* [Records provided]
++++
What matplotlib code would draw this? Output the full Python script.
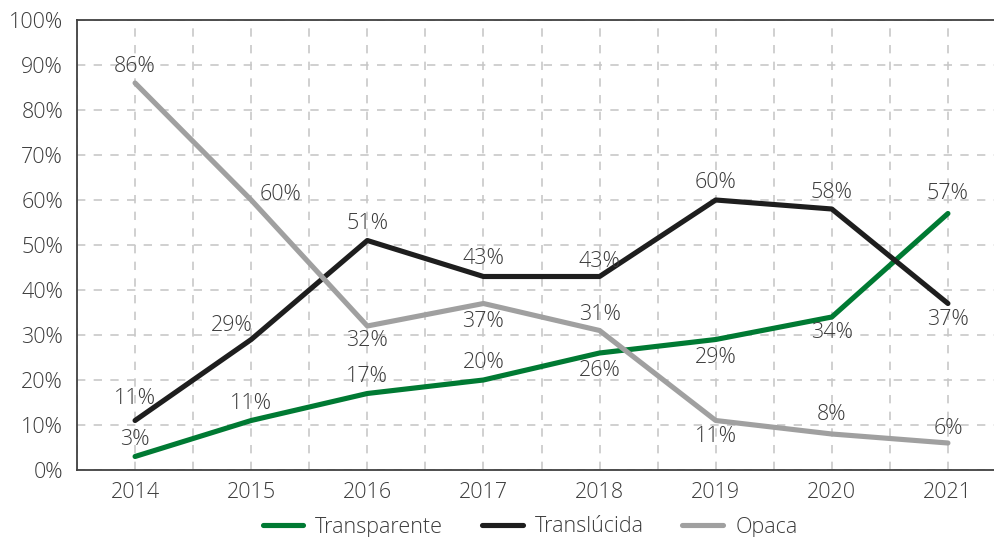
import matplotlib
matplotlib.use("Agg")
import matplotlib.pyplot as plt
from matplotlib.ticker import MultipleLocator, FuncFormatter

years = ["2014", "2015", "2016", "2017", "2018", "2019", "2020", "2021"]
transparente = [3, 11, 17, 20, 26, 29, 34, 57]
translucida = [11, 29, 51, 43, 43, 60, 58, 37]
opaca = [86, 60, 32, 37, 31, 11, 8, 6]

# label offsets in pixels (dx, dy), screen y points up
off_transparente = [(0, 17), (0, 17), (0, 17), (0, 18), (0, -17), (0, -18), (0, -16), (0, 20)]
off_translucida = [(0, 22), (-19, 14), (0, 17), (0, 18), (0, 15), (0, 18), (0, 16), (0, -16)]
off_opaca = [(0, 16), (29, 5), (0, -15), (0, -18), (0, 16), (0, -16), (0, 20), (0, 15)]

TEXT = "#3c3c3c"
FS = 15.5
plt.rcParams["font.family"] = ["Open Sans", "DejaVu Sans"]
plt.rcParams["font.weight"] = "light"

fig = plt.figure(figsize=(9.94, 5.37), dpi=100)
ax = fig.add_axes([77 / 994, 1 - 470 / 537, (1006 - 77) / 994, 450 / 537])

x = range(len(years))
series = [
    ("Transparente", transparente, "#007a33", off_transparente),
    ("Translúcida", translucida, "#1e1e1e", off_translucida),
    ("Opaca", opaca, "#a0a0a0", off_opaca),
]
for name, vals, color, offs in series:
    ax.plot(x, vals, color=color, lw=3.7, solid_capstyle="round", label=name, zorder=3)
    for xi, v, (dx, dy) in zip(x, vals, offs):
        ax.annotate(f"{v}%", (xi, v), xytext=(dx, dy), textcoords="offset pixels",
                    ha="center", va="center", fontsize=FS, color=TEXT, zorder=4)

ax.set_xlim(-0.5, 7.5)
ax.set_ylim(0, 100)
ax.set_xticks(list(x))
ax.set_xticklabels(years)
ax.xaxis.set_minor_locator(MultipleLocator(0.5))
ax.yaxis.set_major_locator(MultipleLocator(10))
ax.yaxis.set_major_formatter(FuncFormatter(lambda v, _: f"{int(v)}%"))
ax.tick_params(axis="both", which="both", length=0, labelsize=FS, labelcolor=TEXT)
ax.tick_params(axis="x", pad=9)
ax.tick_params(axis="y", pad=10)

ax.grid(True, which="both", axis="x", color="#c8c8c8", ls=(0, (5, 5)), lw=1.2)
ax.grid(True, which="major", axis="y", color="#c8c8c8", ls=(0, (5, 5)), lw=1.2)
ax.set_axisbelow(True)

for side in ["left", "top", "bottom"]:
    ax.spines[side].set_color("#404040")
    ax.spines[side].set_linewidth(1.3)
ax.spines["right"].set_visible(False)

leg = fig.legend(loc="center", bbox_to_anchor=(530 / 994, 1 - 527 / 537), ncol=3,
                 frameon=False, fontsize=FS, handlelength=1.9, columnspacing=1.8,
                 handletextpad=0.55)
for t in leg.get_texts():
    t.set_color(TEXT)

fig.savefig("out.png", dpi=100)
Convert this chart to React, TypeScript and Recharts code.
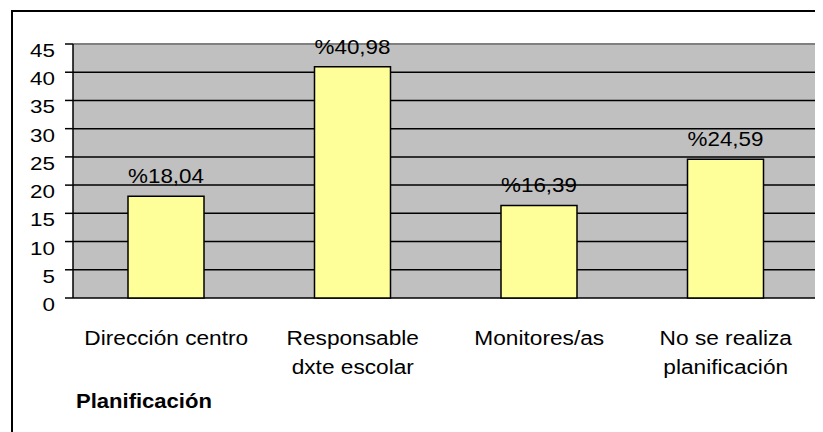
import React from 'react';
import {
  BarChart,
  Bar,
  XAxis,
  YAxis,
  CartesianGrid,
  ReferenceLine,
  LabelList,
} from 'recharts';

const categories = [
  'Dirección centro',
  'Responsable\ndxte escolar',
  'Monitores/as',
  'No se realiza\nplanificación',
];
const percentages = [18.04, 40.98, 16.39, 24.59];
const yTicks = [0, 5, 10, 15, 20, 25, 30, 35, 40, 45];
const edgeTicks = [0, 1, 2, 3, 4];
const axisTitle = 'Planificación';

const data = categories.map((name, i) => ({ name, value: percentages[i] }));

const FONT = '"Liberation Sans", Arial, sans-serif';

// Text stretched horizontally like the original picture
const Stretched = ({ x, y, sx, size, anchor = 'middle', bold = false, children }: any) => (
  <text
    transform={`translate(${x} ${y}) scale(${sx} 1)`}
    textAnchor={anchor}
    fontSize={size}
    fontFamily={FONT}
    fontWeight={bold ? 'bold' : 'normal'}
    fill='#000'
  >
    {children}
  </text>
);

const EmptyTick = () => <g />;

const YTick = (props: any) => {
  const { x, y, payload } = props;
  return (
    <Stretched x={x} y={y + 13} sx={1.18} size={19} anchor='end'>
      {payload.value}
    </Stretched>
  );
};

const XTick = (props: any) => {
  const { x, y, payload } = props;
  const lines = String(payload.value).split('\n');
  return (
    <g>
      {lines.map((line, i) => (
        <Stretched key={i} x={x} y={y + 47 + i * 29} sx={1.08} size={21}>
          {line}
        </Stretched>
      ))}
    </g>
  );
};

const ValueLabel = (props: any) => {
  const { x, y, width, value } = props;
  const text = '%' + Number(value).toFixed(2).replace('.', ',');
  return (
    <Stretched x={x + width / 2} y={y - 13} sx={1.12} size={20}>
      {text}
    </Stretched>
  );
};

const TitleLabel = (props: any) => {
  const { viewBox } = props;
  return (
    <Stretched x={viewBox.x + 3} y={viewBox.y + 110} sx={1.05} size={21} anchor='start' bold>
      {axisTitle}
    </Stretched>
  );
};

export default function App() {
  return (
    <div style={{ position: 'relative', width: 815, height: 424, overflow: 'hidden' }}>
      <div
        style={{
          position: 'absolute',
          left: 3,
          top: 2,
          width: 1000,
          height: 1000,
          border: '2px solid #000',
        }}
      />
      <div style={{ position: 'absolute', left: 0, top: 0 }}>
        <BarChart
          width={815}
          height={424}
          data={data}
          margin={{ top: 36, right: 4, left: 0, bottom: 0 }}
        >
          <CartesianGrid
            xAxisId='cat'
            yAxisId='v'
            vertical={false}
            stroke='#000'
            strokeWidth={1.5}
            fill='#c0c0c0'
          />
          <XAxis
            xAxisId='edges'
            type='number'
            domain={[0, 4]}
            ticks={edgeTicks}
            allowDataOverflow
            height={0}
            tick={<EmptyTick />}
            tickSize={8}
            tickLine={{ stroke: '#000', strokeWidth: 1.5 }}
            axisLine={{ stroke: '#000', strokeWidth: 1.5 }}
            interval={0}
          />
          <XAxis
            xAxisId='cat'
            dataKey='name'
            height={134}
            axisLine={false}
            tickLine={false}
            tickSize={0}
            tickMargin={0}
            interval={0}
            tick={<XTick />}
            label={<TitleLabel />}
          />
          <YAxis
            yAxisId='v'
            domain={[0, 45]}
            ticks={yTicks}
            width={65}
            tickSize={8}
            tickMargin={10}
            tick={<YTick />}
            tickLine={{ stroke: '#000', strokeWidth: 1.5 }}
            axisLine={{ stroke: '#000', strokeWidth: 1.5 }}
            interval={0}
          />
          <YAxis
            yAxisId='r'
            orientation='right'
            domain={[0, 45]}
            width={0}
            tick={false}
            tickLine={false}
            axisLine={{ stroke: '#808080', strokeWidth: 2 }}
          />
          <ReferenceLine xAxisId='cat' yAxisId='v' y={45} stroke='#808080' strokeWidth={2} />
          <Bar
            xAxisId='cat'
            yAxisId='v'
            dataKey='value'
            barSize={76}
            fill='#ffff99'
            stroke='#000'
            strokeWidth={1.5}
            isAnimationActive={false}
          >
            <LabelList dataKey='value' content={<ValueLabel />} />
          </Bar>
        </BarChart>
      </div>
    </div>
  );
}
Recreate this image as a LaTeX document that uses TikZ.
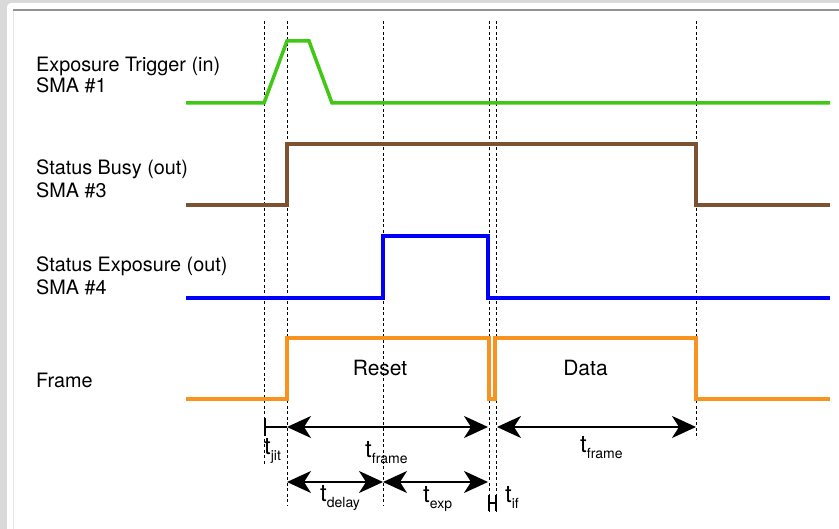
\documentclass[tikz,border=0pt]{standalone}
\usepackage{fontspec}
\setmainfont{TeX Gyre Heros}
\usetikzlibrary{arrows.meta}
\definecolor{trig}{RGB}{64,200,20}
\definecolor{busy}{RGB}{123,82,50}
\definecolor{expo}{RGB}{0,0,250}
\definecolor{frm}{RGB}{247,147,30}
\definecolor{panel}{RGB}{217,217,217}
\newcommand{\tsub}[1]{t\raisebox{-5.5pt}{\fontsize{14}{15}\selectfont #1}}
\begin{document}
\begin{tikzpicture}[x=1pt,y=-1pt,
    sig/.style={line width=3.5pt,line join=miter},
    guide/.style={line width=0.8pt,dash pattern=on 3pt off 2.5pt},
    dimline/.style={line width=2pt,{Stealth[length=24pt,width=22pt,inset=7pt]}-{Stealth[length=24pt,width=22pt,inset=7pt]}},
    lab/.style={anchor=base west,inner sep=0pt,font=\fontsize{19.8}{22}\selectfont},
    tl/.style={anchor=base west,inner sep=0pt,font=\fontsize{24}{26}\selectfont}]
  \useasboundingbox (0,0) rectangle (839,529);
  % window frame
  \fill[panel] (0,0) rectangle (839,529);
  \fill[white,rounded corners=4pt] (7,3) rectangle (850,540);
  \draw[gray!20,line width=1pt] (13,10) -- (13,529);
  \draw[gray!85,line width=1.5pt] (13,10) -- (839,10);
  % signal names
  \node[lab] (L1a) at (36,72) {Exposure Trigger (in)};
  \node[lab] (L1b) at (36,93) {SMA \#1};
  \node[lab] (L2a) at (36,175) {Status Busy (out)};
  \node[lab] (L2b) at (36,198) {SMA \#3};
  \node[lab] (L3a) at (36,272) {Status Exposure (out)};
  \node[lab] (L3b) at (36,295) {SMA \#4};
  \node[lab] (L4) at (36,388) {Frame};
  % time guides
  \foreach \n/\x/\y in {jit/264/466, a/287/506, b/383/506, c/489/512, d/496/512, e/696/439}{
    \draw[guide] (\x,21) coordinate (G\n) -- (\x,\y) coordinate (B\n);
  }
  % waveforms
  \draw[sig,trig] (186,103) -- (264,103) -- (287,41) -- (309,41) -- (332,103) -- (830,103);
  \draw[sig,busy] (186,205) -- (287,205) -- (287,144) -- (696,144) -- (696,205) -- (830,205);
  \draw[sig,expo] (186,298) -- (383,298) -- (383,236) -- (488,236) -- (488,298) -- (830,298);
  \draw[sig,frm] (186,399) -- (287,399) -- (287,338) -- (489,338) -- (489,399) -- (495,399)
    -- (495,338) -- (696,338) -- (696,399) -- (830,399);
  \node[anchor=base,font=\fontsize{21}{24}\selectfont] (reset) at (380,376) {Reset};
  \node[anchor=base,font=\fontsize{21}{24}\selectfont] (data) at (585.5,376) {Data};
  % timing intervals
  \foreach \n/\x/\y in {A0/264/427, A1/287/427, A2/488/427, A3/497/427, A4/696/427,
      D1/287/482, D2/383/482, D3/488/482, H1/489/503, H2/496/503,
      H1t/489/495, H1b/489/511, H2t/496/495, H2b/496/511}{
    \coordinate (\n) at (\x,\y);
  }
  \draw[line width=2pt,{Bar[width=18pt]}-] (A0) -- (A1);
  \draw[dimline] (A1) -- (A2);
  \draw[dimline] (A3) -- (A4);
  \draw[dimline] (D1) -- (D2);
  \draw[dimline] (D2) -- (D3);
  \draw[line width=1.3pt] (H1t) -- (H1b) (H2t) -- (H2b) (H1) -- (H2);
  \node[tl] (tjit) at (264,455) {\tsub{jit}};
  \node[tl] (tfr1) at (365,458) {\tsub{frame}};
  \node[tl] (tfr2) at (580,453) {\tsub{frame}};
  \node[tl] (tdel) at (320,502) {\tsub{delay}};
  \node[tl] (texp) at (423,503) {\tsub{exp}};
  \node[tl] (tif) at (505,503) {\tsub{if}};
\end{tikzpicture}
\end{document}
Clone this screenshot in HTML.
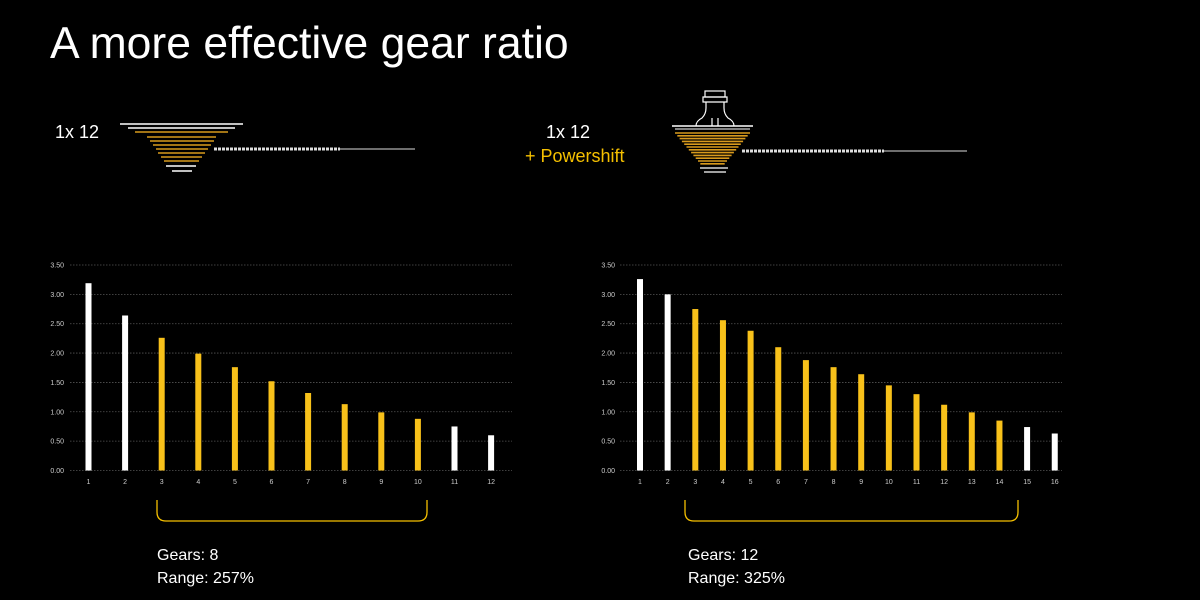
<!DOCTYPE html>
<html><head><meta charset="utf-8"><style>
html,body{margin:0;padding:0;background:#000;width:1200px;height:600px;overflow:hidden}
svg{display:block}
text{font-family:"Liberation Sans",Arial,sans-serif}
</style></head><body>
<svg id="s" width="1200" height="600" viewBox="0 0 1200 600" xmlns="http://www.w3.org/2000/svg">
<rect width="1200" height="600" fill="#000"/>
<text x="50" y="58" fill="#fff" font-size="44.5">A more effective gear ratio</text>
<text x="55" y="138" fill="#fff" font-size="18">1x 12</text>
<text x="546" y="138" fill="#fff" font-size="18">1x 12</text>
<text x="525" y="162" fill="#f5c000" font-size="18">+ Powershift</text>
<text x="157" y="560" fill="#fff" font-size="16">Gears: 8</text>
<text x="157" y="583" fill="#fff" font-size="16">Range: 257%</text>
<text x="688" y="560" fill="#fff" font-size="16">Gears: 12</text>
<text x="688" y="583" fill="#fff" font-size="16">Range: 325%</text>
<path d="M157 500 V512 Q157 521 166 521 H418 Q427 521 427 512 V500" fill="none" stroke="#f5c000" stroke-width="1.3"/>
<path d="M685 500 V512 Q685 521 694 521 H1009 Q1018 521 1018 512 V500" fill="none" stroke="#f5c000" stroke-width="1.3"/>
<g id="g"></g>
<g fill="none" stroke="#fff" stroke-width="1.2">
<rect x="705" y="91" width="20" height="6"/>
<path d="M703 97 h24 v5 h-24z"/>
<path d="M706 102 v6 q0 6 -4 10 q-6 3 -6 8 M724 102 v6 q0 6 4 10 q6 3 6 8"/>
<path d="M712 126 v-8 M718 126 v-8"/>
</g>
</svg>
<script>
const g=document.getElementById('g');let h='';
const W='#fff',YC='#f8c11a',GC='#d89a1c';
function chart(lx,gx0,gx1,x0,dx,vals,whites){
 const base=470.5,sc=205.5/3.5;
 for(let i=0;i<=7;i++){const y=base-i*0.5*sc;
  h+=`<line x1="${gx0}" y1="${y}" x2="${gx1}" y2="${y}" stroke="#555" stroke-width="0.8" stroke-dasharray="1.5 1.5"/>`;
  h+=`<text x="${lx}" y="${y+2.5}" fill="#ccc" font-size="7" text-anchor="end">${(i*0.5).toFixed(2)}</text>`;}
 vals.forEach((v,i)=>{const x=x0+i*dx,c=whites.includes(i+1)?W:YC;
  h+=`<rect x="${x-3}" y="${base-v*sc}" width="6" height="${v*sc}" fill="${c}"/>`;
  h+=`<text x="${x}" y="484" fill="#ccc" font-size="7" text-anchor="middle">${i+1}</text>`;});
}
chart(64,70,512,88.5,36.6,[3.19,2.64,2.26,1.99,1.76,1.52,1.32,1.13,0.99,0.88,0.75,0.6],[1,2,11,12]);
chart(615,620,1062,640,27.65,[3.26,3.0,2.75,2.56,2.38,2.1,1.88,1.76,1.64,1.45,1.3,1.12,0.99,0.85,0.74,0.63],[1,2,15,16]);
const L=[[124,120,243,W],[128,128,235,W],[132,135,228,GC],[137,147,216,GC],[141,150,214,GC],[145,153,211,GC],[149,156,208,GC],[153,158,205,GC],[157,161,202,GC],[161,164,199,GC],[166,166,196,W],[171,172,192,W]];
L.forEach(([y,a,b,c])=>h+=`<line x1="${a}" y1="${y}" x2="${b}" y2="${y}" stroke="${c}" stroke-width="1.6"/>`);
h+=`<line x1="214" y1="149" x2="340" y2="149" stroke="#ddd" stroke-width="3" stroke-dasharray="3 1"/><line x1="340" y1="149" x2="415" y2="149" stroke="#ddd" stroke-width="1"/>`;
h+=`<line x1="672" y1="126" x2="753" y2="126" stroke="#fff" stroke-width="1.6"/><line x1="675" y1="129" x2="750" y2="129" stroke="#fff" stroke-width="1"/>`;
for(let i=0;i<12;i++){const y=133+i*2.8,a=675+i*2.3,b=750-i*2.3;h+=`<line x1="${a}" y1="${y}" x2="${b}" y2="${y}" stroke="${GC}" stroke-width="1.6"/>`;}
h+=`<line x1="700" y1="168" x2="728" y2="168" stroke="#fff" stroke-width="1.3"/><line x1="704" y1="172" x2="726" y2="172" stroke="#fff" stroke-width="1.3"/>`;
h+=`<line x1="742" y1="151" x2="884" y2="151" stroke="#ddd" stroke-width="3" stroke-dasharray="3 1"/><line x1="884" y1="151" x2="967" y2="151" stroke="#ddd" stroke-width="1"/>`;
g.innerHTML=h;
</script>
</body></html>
++++
* [Short exercise] Begin at the top of the records above and retype each line exactly until the line containing "ax.set_axisbelow(True)", which is included. Skip all pictures.

* [Reply to the task]
What matplotlib code would draw this? Output the full Python script.
import matplotlib
matplotlib.use("Agg")
import matplotlib.pyplot as plt
from matplotlib.ticker import MultipleLocator, FuncFormatter

years = ["2014", "2015", "2016", "2017", "2018", "2019", "2020", "2021"]
transparente = [3, 11, 17, 20, 26, 29, 34, 57]
translucida = [11, 29, 51, 43, 43, 60, 58, 37]
opaca = [86, 60, 32, 37, 31, 11, 8, 6]

# label offsets in pixels (dx, dy), screen y points up
off_transparente = [(0, 17), (0, 17), (0, 17), (0, 18), (0, -17), (0, -18), (0, -16), (0, 20)]
off_translucida = [(0, 22), (-19, 14), (0, 17), (0, 18), (0, 15), (0, 18), (0, 16), (0, -16)]
off_opaca = [(0, 16), (29, 5), (0, -15), (0, -18), (0, 16), (0, -16), (0, 20), (0, 15)]

TEXT = "#3c3c3c"
FS = 15.5
plt.rcParams["font.family"] = ["Open Sans", "DejaVu Sans"]
plt.rcParams["font.weight"] = "light"

fig = plt.figure(figsize=(9.94, 5.37), dpi=100)
ax = fig.add_axes([77 / 994, 1 - 470 / 537, (1006 - 77) / 994, 450 / 537])

x = range(len(years))
series = [
    ("Transparente", transparente, "#007a33", off_transparente),
    ("Translúcida", translucida, "#1e1e1e", off_translucida),
    ("Opaca", opaca, "#a0a0a0", off_opaca),
]
for name, vals, color, offs in series:
    ax.plot(x, vals, color=color, lw=3.7, solid_capstyle="round", label=name, zorder=3)
    for xi, v, (dx, dy) in zip(x, vals, offs):
        ax.annotate(f"{v}%", (xi, v), xytext=(dx, dy), textcoords="offset pixels",
                    ha="center", va="center", fontsize=FS, color=TEXT, zorder=4)

ax.set_xlim(-0.5, 7.5)
ax.set_ylim(0, 100)
ax.set_xticks(list(x))
ax.set_xticklabels(years)
ax.xaxis.set_minor_locator(MultipleLocator(0.5))
ax.yaxis.set_major_locator(MultipleLocator(10))
ax.yaxis.set_major_formatter(FuncFormatter(lambda v, _: f"{int(v)}%"))
ax.tick_params(axis="both", which="both", length=0, labelsize=FS, labelcolor=TEXT)
ax.tick_params(axis="x", pad=9)
ax.tick_params(axis="y", pad=10)

ax.grid(True, which="both", axis="x", color="#c8c8c8", ls=(0, (5, 5)), lw=1.2)
ax.grid(True, which="major", axis="y", color="#c8c8c8", ls=(0, (5, 5)), lw=1.2)
ax.set_axisbelow(True)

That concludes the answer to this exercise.